Hello, I managed to get it to work when using text files. However to maintain formatting I tried to write a python script to add id attributes to existing xhtml files. It seems to work partly as when I change the page in colibrio reader or change position by pressing on a word it goes to that part in the audio. The only thing missing is the highlighting of text. Do you know of any requirement for it to work? If we managed to get it working I think it would be a nice addition to syncabook

Here is the script:

from bs4 import BeautifulSoup, NavigableString
import re

def add_ids_to_spans(html_file):
    """
    This function takes a given HTML file and adds span with an unique IDs to each senetence clause. The IDs are generated by 
    incrementing a counter starting from 1 and formatted as "fXXX" where "XXX" is the zero-padded count. If a string of text in a 
    p element contains no punctuation, comma, semi-colon, exclamation mark or question mark and at least one letter, a new 
    span is created to wrap around the text and assigned the next ID. If the text contains a punctuation, comma, semi-colon, 
    exclamation mark or question mark, the text is split into separate clauses based on that and each sentence is wrapped in a 
    separate span with the next ID. The processed HTML file is saved with "_processed.xhtml" added to the original file name.

    Parameters:
    html_file (str): The path to the HTML file to be processed.

    Returns:
    None
    """

    # Define the output file name by splitting the input file name and adding "_processed.xhtml" to it
    outputfile = html_file.rsplit(".", 1)[0] + "_processed.xhtml"

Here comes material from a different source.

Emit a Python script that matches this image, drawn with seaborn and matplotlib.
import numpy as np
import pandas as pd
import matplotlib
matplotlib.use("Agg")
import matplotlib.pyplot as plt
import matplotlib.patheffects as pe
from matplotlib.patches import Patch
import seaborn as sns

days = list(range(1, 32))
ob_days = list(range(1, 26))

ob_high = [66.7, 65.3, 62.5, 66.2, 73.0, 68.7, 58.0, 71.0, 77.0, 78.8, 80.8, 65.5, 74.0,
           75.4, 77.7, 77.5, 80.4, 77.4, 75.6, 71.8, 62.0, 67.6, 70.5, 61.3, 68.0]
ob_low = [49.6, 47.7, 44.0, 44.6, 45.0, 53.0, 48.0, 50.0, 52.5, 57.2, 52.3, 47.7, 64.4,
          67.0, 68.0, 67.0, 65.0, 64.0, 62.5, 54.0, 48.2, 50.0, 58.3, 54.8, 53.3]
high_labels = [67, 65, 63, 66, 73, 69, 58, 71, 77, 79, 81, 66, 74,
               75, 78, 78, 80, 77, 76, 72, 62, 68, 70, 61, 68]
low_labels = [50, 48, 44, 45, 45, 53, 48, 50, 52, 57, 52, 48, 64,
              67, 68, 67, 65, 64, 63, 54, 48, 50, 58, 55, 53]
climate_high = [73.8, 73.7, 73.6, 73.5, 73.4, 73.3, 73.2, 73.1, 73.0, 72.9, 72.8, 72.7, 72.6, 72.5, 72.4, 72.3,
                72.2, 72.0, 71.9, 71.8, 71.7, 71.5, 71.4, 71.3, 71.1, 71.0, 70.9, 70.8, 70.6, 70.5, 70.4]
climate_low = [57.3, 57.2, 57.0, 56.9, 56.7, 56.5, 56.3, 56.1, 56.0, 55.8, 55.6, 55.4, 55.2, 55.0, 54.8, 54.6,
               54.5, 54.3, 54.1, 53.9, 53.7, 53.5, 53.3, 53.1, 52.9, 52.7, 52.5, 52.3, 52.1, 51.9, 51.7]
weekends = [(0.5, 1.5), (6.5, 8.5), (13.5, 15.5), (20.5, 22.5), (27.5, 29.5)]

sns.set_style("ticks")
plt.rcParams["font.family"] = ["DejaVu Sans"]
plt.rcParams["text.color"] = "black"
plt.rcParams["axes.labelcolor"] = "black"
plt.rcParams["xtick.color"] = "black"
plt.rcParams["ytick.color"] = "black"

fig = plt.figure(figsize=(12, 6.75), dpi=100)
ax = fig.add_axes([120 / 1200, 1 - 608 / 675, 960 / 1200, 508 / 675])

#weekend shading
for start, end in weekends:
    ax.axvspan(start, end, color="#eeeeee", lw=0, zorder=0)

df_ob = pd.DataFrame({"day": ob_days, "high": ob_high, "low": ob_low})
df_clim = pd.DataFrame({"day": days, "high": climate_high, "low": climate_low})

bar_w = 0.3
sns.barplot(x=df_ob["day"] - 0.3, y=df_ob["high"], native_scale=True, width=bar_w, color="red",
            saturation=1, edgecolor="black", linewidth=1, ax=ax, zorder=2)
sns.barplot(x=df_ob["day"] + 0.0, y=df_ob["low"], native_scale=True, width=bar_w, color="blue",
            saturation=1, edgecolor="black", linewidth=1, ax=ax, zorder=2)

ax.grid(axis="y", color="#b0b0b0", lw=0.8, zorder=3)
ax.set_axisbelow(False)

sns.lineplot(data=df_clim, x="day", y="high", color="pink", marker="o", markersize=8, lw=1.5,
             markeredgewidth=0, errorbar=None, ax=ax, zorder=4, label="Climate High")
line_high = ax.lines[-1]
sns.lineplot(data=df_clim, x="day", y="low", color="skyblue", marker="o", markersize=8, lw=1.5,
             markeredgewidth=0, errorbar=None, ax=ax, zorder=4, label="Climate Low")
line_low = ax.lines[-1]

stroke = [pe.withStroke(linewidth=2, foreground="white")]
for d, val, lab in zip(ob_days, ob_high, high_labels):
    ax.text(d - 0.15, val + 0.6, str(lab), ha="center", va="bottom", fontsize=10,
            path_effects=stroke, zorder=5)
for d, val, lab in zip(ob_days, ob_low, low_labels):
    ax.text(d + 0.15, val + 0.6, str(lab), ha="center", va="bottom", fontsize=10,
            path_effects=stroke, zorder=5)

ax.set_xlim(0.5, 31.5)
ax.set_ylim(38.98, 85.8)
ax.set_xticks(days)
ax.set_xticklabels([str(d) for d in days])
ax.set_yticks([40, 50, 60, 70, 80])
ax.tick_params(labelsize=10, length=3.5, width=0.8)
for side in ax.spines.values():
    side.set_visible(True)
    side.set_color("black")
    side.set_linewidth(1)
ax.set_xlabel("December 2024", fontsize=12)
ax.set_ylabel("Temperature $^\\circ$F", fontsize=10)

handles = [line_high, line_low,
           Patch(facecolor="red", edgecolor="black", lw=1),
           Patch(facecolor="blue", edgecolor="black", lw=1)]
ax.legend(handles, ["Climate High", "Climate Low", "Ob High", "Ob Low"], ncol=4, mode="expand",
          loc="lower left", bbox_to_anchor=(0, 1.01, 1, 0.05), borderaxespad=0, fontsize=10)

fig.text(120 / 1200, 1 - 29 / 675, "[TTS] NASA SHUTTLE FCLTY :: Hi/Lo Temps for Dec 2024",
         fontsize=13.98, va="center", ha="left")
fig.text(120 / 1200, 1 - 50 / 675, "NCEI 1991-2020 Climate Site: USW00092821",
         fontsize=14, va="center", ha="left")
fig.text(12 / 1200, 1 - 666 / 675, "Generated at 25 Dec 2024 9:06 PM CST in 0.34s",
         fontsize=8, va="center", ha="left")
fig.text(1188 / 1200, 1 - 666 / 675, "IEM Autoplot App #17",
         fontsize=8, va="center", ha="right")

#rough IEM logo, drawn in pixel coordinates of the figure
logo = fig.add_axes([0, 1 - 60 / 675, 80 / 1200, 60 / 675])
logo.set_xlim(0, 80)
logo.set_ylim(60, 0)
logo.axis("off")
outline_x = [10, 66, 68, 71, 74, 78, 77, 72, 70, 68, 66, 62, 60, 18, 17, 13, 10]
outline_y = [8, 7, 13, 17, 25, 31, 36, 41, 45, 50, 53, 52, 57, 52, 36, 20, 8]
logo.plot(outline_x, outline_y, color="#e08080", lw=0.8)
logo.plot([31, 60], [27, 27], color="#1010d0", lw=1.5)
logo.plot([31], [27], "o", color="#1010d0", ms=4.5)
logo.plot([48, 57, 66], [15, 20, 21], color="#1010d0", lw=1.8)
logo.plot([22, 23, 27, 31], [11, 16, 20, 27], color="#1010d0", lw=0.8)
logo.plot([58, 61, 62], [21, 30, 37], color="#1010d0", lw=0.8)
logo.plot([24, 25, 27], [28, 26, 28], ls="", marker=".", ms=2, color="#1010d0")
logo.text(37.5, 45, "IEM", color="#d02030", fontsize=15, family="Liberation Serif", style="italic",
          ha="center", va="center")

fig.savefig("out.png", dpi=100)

    # Open the input file in read mode with UTF-8 encoding
    with open(html_file, "r", encoding="utf-8") as file:
        # Use BeautifulSoup to parse the file
        soup = BeautifulSoup(file, "lxml")

    # Get all the p elements in the file
    p_elements = soup.find_all("p")

    # Initialize a counter for the "id" values
    id_counter = 1

    # Loop through each p element
    for p in p_elements:

        # Get all the descendants of the current "p" element. Not feeding it directly into the next loop to prevent an endless loop
        children = list(p.descendants)

        # Initialize a span for the case that multiple child.strings will share a span
        current_span = None

        # Loop through each child of the "p" element
        for child in children:

            # Skip if the child is a NavigableString
            if isinstance(child, NavigableString):
                continue

            # Skip if the child has no string value. I.e. the child has multiple children of its own
            elif child.string is None:
                continue

            elif child.string is not None:

                # If there is no punctuation and there are alphabetical characters in the string, wrap the child in a new "span" tag
                if not re.search(r'[:;!,?.]', child.string) and re.search(r'[a-zA-Z]', child.string):
                    if current_span is None:
                        current_span = soup.new_tag("span")
                        current_span["id"] = f"f{str(id_counter).zfill(3)}"
                        id_counter += 1
                    child.wrap(current_span)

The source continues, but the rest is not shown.